33. A forced flight from one’s home as a consequence of an armed conflict can, in certain circumstances, involve a breach of the displaced person’s rights under Article 8 (see, for instance, Chiragov and Others, cited above, §§ 206-207). In the present case the Court notes, however, that, the applicant himself did not leave Tapgaragoyunlu save for a short interval when he moved members of his family to safety in a neighbouring village. It transpires from the applicant’s submissions that the family was later reunited, but it is not clear how long they were separated. In any event, there is no indication that that separation lasted for more than a limited period of time (cf. Kudukhova, cited above, § 37).
34. While it is reasonable to assume that even the family members’ short refuge in another village due to the hostilities and the resultant separation of the family caused the applicant some level of stress and discomfort, the Court concludes that the discomfort did not amount to an interference with his right to respect for his family life and home under Article 8 of the Convention. Consequently, this part of the application is also manifestly ill‑founded and must be rejected in accordance with Article 35 §§ 3 (a) and 4.
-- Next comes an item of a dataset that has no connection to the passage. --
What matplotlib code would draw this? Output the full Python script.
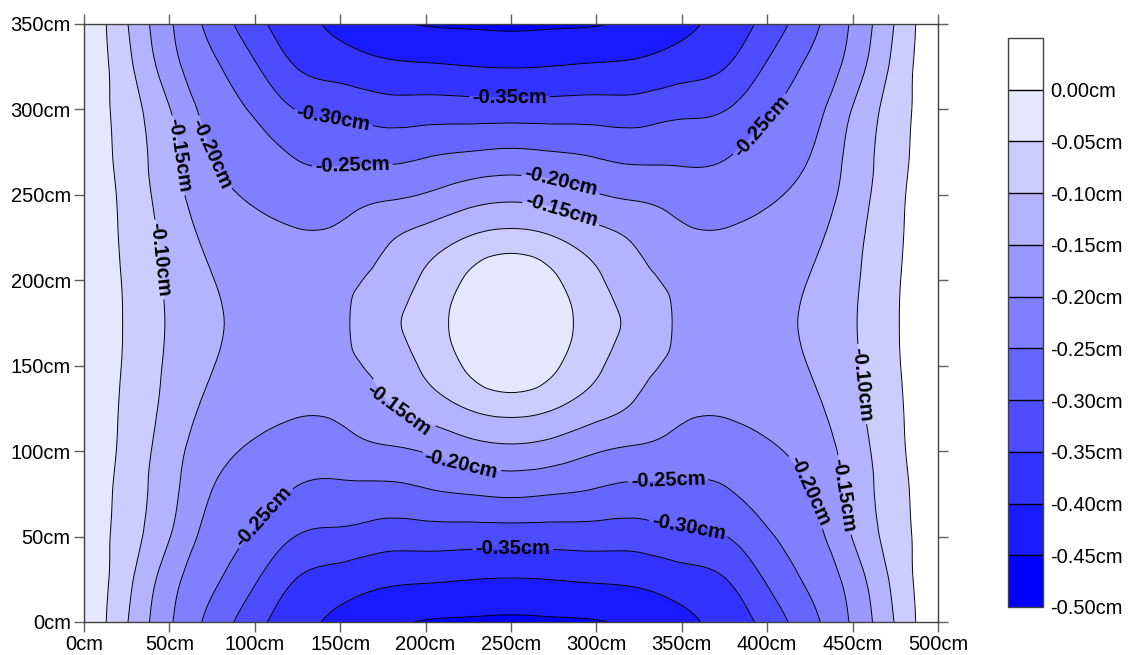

5. Complaints under Articles 13 and 14 of the Convention
35. The applicant finally maintained that there was no effective remedy in Armenia for his complaints and that the military attacks had been directed against Azerbaijanis due to their ethnic and national origin. He relied on Articles 13 and 14 of the Convention, which read as follows:
Article 13
“Everyone whose rights and freedoms as set forth in this Convention are violated shall have an effective remedy before a national authority notwithstanding that the violation has been committed by persons acting in an official capacity.”
Article 14
“The enjoyment of the rights and freedoms set forth in this Convention shall be secured without discrimination on any ground such as sex, race, colour, language, religion, political or other opinion, national or social origin, association with a national minority, property, birth or other status.”
36. Having regard to its above findings that the complaints under Articles 2, 3 and 8 of the Convention and Article 1 of Protocol No. 1 to the Convention are manifestly ill-founded, the Court concludes that the applicant had no arguable claim of a violation of those provisions. It follows that the complaint under Article 13 is incompatible ratione materiae with the provisions of the Convention within the meaning of Article 35 § 3 (a) and must be rejected in accordance with Article 35 § 4. With reference to the same findings, the Court further considers that the case reveals no appearance of discrimination of the applicant. Consequently, his complaint under Article 14 is manifestly ill-founded and must be rejected in accordance with Article 35 §§ 3 (a) and 4.
For these reasons, the Court, by a majority,
Declares the application inadmissible.
Done in English and notified in writing on 21 March 2019.